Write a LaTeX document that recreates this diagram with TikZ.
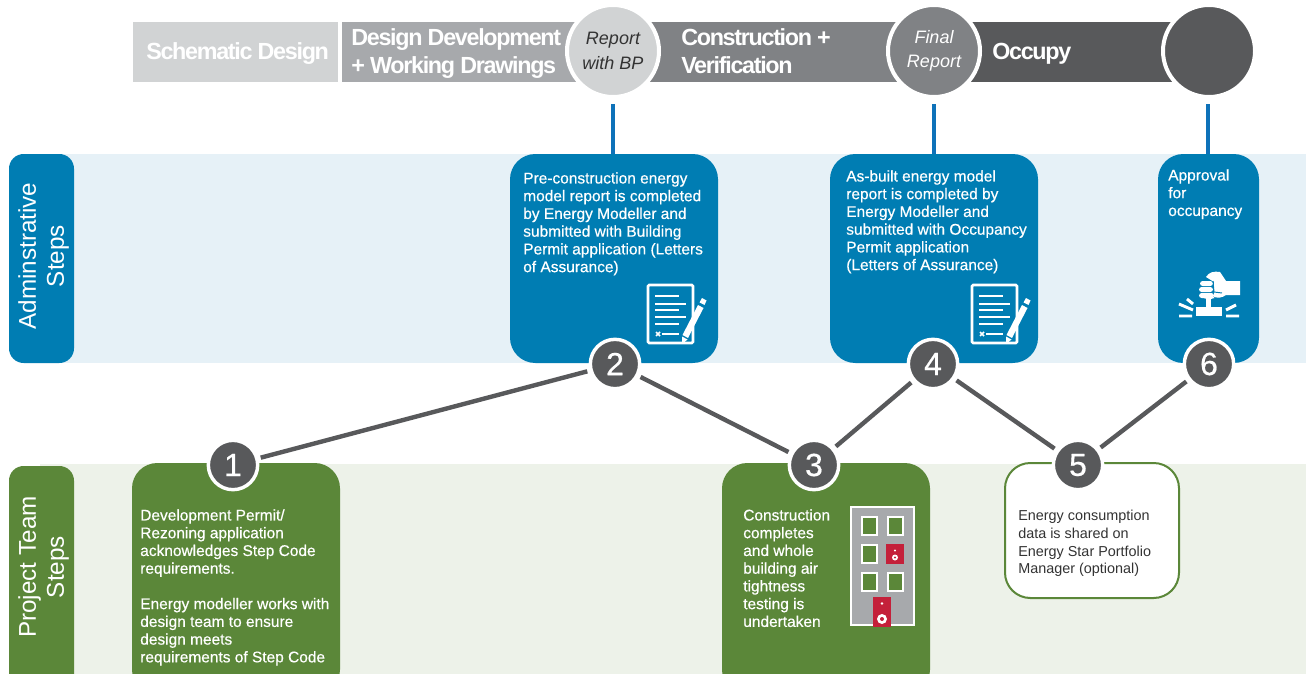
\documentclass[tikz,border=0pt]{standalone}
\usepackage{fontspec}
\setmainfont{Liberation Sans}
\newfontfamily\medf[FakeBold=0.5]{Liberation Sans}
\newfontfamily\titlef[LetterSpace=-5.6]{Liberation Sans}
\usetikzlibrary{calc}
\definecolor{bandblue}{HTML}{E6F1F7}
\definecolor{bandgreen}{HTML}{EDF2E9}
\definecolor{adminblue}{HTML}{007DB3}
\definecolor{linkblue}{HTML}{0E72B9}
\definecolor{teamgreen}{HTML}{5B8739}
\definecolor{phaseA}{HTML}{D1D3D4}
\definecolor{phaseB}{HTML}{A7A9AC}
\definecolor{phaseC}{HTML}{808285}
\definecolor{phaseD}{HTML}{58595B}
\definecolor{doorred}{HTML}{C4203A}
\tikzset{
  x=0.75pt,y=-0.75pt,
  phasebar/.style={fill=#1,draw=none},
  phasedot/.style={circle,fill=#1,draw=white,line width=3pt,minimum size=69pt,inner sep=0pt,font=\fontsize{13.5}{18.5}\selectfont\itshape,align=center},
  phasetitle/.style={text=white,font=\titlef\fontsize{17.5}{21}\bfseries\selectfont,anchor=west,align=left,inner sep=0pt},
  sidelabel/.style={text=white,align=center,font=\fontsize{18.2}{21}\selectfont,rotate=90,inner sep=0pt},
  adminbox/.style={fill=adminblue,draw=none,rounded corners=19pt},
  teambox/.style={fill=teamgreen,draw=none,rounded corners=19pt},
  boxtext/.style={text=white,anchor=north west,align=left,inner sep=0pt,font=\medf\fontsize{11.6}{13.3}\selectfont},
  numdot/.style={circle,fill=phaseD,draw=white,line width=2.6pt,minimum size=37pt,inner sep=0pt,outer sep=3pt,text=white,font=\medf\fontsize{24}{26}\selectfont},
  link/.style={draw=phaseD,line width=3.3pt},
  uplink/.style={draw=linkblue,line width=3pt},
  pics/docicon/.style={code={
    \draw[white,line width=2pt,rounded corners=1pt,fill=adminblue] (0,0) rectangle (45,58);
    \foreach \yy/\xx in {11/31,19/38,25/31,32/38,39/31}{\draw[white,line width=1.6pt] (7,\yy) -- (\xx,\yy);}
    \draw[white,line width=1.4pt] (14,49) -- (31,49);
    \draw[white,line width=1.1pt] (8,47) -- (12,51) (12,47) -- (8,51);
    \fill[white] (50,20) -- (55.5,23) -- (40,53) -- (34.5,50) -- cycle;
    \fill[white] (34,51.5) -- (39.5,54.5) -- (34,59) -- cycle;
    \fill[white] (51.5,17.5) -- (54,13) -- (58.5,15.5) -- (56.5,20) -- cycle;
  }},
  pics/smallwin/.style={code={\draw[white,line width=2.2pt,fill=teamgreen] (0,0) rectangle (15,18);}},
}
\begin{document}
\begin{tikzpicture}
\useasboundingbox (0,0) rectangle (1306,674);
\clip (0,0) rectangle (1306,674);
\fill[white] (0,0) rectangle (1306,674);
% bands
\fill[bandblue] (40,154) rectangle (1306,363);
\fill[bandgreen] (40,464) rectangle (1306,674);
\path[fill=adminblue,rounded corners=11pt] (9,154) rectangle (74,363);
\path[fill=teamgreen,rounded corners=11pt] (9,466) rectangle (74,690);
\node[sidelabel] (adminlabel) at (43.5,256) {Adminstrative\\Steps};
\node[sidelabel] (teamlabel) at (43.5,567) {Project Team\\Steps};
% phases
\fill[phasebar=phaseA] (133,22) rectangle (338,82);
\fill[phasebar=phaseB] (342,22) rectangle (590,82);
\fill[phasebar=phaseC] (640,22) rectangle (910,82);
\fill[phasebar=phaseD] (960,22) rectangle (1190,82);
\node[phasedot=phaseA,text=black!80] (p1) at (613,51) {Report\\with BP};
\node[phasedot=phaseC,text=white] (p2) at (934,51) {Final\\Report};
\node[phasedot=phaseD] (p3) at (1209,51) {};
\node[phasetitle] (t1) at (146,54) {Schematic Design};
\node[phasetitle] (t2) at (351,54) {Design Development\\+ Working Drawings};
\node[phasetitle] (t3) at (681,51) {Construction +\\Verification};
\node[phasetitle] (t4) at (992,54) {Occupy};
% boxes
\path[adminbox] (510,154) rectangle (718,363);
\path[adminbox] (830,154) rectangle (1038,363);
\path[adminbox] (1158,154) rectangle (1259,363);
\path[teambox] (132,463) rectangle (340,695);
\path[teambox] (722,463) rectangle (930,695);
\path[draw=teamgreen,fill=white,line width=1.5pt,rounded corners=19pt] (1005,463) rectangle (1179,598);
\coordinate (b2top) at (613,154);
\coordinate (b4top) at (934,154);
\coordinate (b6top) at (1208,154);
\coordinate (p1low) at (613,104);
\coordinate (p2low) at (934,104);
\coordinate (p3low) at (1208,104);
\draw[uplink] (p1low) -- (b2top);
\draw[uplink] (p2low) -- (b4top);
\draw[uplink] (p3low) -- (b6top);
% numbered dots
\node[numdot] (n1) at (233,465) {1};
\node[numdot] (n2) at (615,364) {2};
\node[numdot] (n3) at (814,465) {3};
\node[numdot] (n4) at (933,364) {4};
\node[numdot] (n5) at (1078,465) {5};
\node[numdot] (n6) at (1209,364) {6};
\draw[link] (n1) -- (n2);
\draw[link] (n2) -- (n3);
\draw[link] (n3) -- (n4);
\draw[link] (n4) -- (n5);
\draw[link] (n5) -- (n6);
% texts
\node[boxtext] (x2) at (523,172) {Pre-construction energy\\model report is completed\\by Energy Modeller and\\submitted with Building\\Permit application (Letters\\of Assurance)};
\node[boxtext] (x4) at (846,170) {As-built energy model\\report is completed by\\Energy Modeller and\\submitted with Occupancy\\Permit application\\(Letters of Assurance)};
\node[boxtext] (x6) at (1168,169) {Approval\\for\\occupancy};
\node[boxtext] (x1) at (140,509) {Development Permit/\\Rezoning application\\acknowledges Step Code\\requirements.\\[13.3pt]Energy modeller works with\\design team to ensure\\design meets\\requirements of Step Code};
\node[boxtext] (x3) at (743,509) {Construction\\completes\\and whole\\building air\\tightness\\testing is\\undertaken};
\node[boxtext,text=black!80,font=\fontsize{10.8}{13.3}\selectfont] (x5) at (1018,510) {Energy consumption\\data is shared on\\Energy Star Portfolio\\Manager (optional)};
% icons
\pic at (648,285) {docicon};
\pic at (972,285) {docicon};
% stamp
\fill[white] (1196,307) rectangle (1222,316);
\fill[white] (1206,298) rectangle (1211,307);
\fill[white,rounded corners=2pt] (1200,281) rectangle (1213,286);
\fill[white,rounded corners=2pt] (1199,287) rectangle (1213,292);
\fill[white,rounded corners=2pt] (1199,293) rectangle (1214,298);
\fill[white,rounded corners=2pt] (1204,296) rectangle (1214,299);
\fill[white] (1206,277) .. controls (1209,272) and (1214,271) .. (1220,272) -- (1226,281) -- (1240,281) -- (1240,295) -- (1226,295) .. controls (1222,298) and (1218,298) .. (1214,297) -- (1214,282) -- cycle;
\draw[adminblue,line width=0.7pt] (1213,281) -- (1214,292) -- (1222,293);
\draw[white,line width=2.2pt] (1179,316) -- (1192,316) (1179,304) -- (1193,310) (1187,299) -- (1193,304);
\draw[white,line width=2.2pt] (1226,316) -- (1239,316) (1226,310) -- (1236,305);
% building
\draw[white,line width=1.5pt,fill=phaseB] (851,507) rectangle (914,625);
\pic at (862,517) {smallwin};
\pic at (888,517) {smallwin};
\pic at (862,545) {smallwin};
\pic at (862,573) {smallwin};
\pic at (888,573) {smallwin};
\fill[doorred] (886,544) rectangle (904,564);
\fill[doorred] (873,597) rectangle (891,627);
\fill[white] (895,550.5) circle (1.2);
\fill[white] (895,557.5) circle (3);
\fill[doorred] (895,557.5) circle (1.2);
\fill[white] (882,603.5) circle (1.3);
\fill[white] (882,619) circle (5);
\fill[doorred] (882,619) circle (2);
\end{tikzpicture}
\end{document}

▸ Required task: Where a line above contains the word "with", copy that line.

▸ The response:
Write a LaTeX document that recreates this diagram with TikZ.
\node[phasedot=phaseA,text=black!80] (p1) at (613,51) {Report\\with BP};
\node[boxtext] (x2) at (523,172) {Pre-construction energy\\model report is completed\\by Energy Modeller and\\submitted with Building\\Permit application (Letters\\of Assurance)};
\node[boxtext] (x4) at (846,170) {As-built energy model\\report is completed by\\Energy Modeller and\\submitted with Occupancy\\Permit application\\(Letters of Assurance)};
\node[boxtext] (x1) at (140,509) {Development Permit/\\Rezoning application\\acknowledges Step Code\\requirements.\\[13.3pt]Energy modeller works with\\design team to ensure\\design meets\\requirements of Step Code};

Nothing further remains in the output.